* **RECORDED INFORMATION**
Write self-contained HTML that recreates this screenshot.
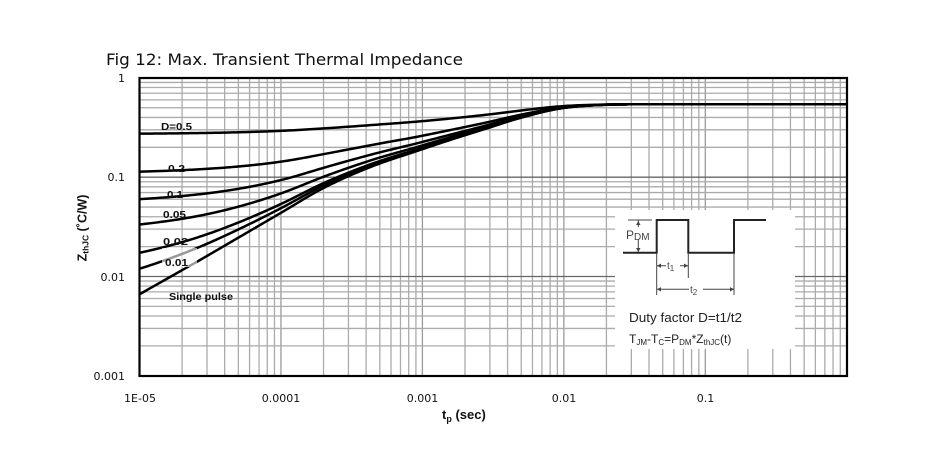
<!DOCTYPE html>
<html><head><meta charset="utf-8"><style>
html,body{margin:0;padding:0;background:#fff;}
svg{display:block;}
</style></head><body>
<svg width="945" height="465" viewBox="0 0 945 465" xmlns="http://www.w3.org/2000/svg">
<rect x="0" y="0" width="945" height="465" fill="#fff"/>
<text x="106" y="65" font-family="DejaVu Sans, Liberation Sans, sans-serif" font-size="16" fill="#111" textLength="357" lengthAdjust="spacingAndGlyphs">Fig 12: Max. Transient Thermal Impedance</text>

<g stroke="#ababab" stroke-width="1.3" fill="none">
<path d="M182.08,78V376M206.99,78V376M224.66,78V376M238.37,78V376M249.57,78V376M259.04,78V376M267.24,78V376M274.48,78V376
M323.53,78V376M348.44,78V376M366.11,78V376M379.82,78V376M391.02,78V376M400.49,78V376M408.69,78V376M415.93,78V376
M464.98,78V376M489.89,78V376M507.56,78V376M521.27,78V376M532.47,78V376M541.94,78V376M550.14,78V376M557.38,78V376
M606.43,78V376M631.34,78V376M649.01,78V376M662.72,78V376M673.92,78V376M683.39,78V376M691.59,78V376M698.83,78V376
M747.88,78V376M772.79,78V376M790.46,78V376M804.17,78V376M815.37,78V376M824.84,78V376M833.04,78V376M840.28,78V376"/>
<path d="M280.95,78V376M422.4,78V376M563.85,78V376M705.3,78V376" stroke="#9a9a9a"/>
<path d="M140,82.44H847M140,87.52H847M140,93.28H847M140,99.89H847M140,107.78H847M140,117.43H847M140,129.82H847M140,147.31H847
M140,181.74H847M140,186.82H847M140,192.58H847M140,199.19H847M140,207.08H847M140,216.73H847M140,229.12H847M140,246.61H847
M140,281.04H847M140,286.12H847M140,291.88H847M140,298.49H847M140,306.38H847M140,316.03H847M140,328.42H847M140,345.91H847"/>
<path d="M140,177.2H847M140,276.5H847" stroke="#666"/>
</g>

<rect x="615" y="210" width="180" height="139" fill="#fff"/>

<g fill="none" stroke="#000" stroke-width="2.5" stroke-linejoin="round" stroke-linecap="round">
<polyline id="c0" points="140,133.7 170,133.4 200,133.0 240,132.2 280,130.9 323,128.4 370,125.2 420,121.4 450,118.6 485,114.9 520,110.6 560,106.4 600,104.65 650,104.3 847,104.3"/>
<polyline id="c1" points="140,171.6 170,170.7 200,169.3 240,166.4 280,161.8 323,154.3 370,145.3 420,136.2 450,130.1 485,122.8 520,114.9 560,107.6 600,104.9 650,104.3 847,104.3"/>
<polyline id="c2" points="140,199.1 170,197.0 200,194.2 240,188.5 280,180.3 323,168.0 370,154.9 420,142.6 450,134.8 485,125.8 520,116.4 560,108.1 600,104.9 650,104.3 847,104.3"/>
<polyline id="c3" points="140,224.4 170,220.7 200,215.6 240,206.2 280,193.7 323,177.0 370,160.6 420,146.1 450,137.3 485,127.4 520,117.2 560,108.3 600,105.0 650,104.3 847,104.3"/>
<polyline id="c4" points="140,252.7 170,245.5 200,236.6 240,221.9 280,204.4 323,183.4 370,164.4 420,148.4 450,138.9 485,128.3 520,117.7 560,108.4 600,105.0 650,104.3 847,104.3"/>
<polyline id="c5" points="140,268.6 170,258.4 200,246.7 240,228.6 280,208.7 323,185.8 370,165.8 420,149.2 450,139.4 485,128.7 520,117.8 560,108.5 600,105.0 650,104.3 847,104.3"/>
<polyline id="c6" points="140,294 170,277 200,260 240,236.7 280,213.4 323,188.3 370,167.2 420,150 450,140 485,129 520,118 560,108.5 600,105 650,104.3 847,104.3"/>
</g>
<rect x="162" y="248" width="35" height="19" fill="#fff" opacity="0.6"/>

<g font-family="Liberation Sans, Arial, sans-serif" font-weight="bold" font-size="10.5" fill="#111">
<text x="161" y="130" textLength="31" lengthAdjust="spacingAndGlyphs">D=0.5</text>
<text x="168" y="172" textLength="17" lengthAdjust="spacingAndGlyphs">0.2</text>
<text x="167" y="198" textLength="16" lengthAdjust="spacingAndGlyphs">0.1</text>
<text x="163" y="218" textLength="23" lengthAdjust="spacingAndGlyphs">0.05</text>
<text x="163" y="245" textLength="25" lengthAdjust="spacingAndGlyphs">0.02</text>
<text x="165" y="266" textLength="23" lengthAdjust="spacingAndGlyphs">0.01</text>
<text x="169" y="300" textLength="64" lengthAdjust="spacingAndGlyphs">Single pulse</text>
</g>

<g fill="none" stroke="#222" stroke-width="2">
<path d="M623,252.7H656.7V220H688.3V252.7H734V220H766"/>
</g>
<g fill="none" stroke="#444" stroke-width="1">
<path d="M628,220H652"/>
<path d="M638.3,220V227M638.3,240V252"/>
<path d="M656.7,253V295M688.3,253V278M734,253V295"/>
<path d="M657,265.7H666M680,265.7H688"/>
<path d="M657,289.3H689M703,289.3H734"/>
</g>
<g fill="#444">
<path d="M638.3,221l-2.2,4h4.4z"/>
<path d="M638.3,252l-2.2,-4h4.4z"/>
<path d="M657,265.7l4,-2.2v4.4z"/>
<path d="M688,265.7l-4,-2.2v4.4z"/>
<path d="M657,289.3l4,-2.2v4.4z"/>
<path d="M734,289.3l-4,-2.2v4.4z"/>
</g>
<g font-family="Liberation Sans, Arial, sans-serif" fill="#444">
<text x="626" y="239" font-size="12">P<tspan font-size="10" dy="1">DM</tspan></text>
<text x="667" y="269" font-size="10">t<tspan font-size="8" dy="2">1</tspan></text>
<text x="690" y="293" font-size="10">t<tspan font-size="8" dy="2">2</tspan></text>
</g>
<g font-family="Liberation Sans, Arial, sans-serif" fill="#222">
<text x="629" y="322" font-size="12.5" textLength="113" lengthAdjust="spacingAndGlyphs">Duty factor D=t1/t2</text>
<text x="629" y="343" font-size="12">T<tspan font-size="8" dy="2">JM</tspan><tspan dy="-2">-T</tspan><tspan font-size="8" dy="2">C</tspan><tspan dy="-2">=P</tspan><tspan font-size="8" dy="2">DM</tspan><tspan dy="-2">*Z</tspan><tspan font-size="8" dy="2">thJC</tspan><tspan dy="-2">(t)</tspan></text>
</g>

<rect x="139.5" y="78" width="707.5" height="298" fill="none" stroke="#000" stroke-width="2.2"/>

<g font-family="DejaVu Sans, Liberation Sans, sans-serif" font-size="11" fill="#111" text-anchor="end">
<text x="125" y="82">1</text>
<text x="125" y="181">0.1</text>
<text x="125" y="281">0.01</text>
<text x="125" y="380">0.001</text>
</g>
<g font-family="DejaVu Sans, Liberation Sans, sans-serif" font-size="11" fill="#111" text-anchor="middle">
<text x="140" y="402">1E-05</text>
<text x="281" y="402">0.0001</text>
<text x="422.5" y="402">0.001</text>
<text x="564" y="402">0.01</text>
<text x="705.5" y="402">0.1</text>
</g>
<text x="442" y="419" font-family="Liberation Sans, Arial, sans-serif" font-weight="bold" font-size="13" fill="#111">t<tspan font-size="9" dy="3">p</tspan><tspan dy="-3"> (sec)</tspan></text>
<text transform="translate(86.5,228) rotate(-90)" text-anchor="middle" font-family="Liberation Sans, Arial, sans-serif" font-weight="bold" font-size="12.5" fill="#111">Z<tspan font-size="8.5" dy="2">thJC</tspan><tspan dy="-2"> (˚C/W)</tspan></text>
</svg>
<script>
(function(){
  try{
  var P=[[140,294],[170,277],[200,260],[240,236.7],[280,213.4],[323,188.3],[370,167.2],[420,150],[450,140],[485,129],[520,118],[560,108.5],[600,105],[650,104.3],[700,104.3],[847,104.3]];
  var n=P.length,d=[],m=[],i;
  for(i=0;i<n-1;i++)d.push((P[i+1][1]-P[i][1])/(P[i+1][0]-P[i][0]));
  m[0]=d[0];m[n-1]=d[n-2];
  for(i=1;i<n-1;i++){m[i]=(d[i-1]*d[i]<=0)?0:(d[i-1]+d[i])/2;}
  function f(x){
    var k=0;while(k<n-2&&x>P[k+1][0])k++;
    var x0=P[k][0],x1=P[k+1][0],h=x1-x0,t=(x-x0)/h,t2=t*t,t3=t2*t;
    return (2*t3-3*t2+1)*P[k][1]+(t3-2*t2+t)*h*m[k]+(-2*t3+3*t2)*P[k+1][1]+(t3-t2)*h*m[k+1];
  }
  function Z(y){return Math.pow(10,-(y-78)/99.3);}
  function Y(z){return 78-99.3*Math.log(z)/Math.LN10;}
  var Rinf=Z(104.3);
  var Ds=[0.5,0.2,0.1,0.05,0.02,0.01,0];
  for(var c=0;c<Ds.length;c++){
    var D=Ds[c],pts=[];
    for(var x=140;x<=847;x+=2){
      var zs=Z(f(x));var zd=D*Rinf+(1-D)*zs;
      pts.push(x+","+Y(zd).toFixed(2));
    }
    var el=document.getElementById("c"+c);
    if(el)el.setAttribute("points",pts.join(" "));
  }
  }catch(e){}
})();
</script>
</body></html>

* **WHAT YOU SHOULD DO**
Leave the pictures out and reproduce exactly the lines from the top of the listing above through the line with "Transient Thermal Impedance</text>".

* **FULL ANSWER**
Write self-contained HTML that recreates this screenshot.
<!DOCTYPE html>
<html><head><meta charset="utf-8"><style>
html,body{margin:0;padding:0;background:#fff;}
svg{display:block;}
</style></head><body>
<svg width="945" height="465" viewBox="0 0 945 465" xmlns="http://www.w3.org/2000/svg">
<rect x="0" y="0" width="945" height="465" fill="#fff"/>
<text x="106" y="65" font-family="DejaVu Sans, Liberation Sans, sans-serif" font-size="16" fill="#111" textLength="357" lengthAdjust="spacingAndGlyphs">Fig 12: Max. Transient Thermal Impedance</text>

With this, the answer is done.